1.1 These test methods are used to estimate the effect of exposure, under surface tensile strain conditions, either dynamic or static, in an atmosphere containing specified levels of ozone concentration, expressed as partial pressure (refer to Note 1), on vulcanized rubber, rubber compounds, molded or extruded soft rubber, and other specified materials, or as may be determined empirically. The effect of naturally occurring sunlight or light from artificial sources is excluded.
1.2.1 Test Method D518 and Test Methods D3395 have henceforth been withdrawn and superseded by Test Methods D1149. When Test Methods D1149 is cited, or otherwise referenced, a notation shall be included to this effect. Please refer to section 3.2 for the appropriate references.
1.3 The specified conditions of exposure to ozone in the controlled environments are accelerated in comparison to outdoor exposure. These accelerated ozone test methods may not give results which correlate with outdoor exposure tests or service performance.
1.4 All materials, instruments, or equipment used for the determination of mass, force, dimension, ozone concentration, partial pressure, temperature, velocity, and gas exchange rate shall have direct traceability to the National Institute for Standards and Technology, or other internationally recognized organization parallel in nature.
1.5 The values stated in SI units are to be regarded as standard.
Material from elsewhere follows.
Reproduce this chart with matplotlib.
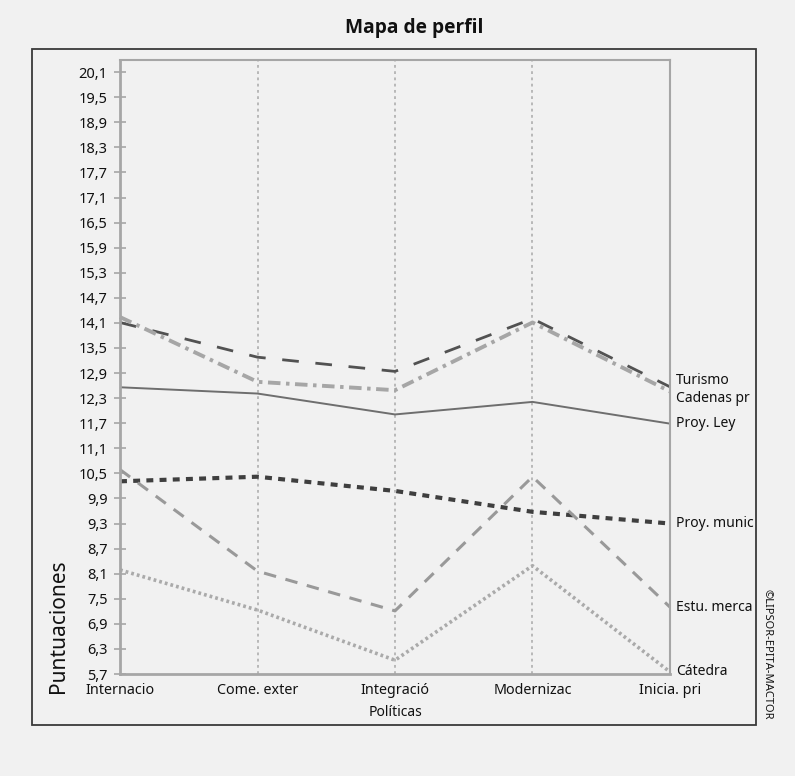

The values given in parentheses are for information only. Many of the stated SI units are direct conversions from the U.S. Customary System to accommodate the instrumentation, practices, and procedures that existed prior to the Metric Conversion Act of 1975.
1.6 This standard involves hazardous materials, specifically ozone. It may also involve hazardous operations and equipment. This standard does not purport to address all of the safety concerns, if any, associated with its use. It is the responsibility of the user of this standard to establish appropriate safety and health practices and determine the applicability of regulatory limitations prior to use.
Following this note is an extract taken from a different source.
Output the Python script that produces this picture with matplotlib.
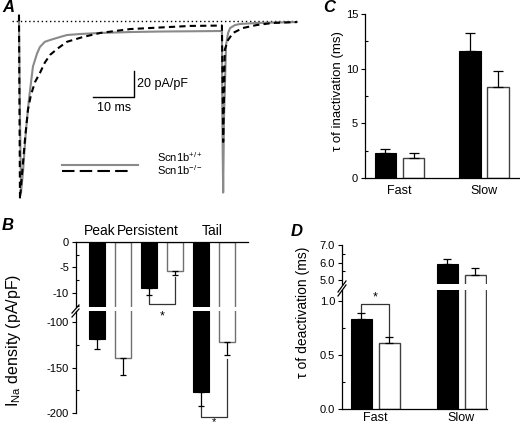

Note 1—A discussion and explanation regarding the measurement of ozone concentrations based upon parts of ozone per unit of air versus partial pressure is provided in Test Methods D4575, specifically Appendices X1 and X2. Test Methods D4575 is also recommended as a source of background information regarding standards involving materials exposed to ozone.
The significance of these test methods lies in the ability to differentiate between the degrees of ozone resistance under the limited and specified conditions of the accelerated tests. The degree of resistance being judged by the appearance and magnitude of the formation of cracks in the surface of the subject material.
In service, rubber materials deteriorate when exposed to ozone. It is imperative to have test methods in which simple, accelerated time/exposure, comparisons of the material’s ability to resist cracking caused by ozone exposure can be empirically evaluated. Such tests can be used for producer/consumer acceptance, referee purposes, research, and development.
These methods are not necessarily suited for use in purchase specifications as there may be no correlation with service performance as actual service conditions (outdoor exposure) vary widely due to geographic location and, therefore, may not yield repeatable or reproducible results.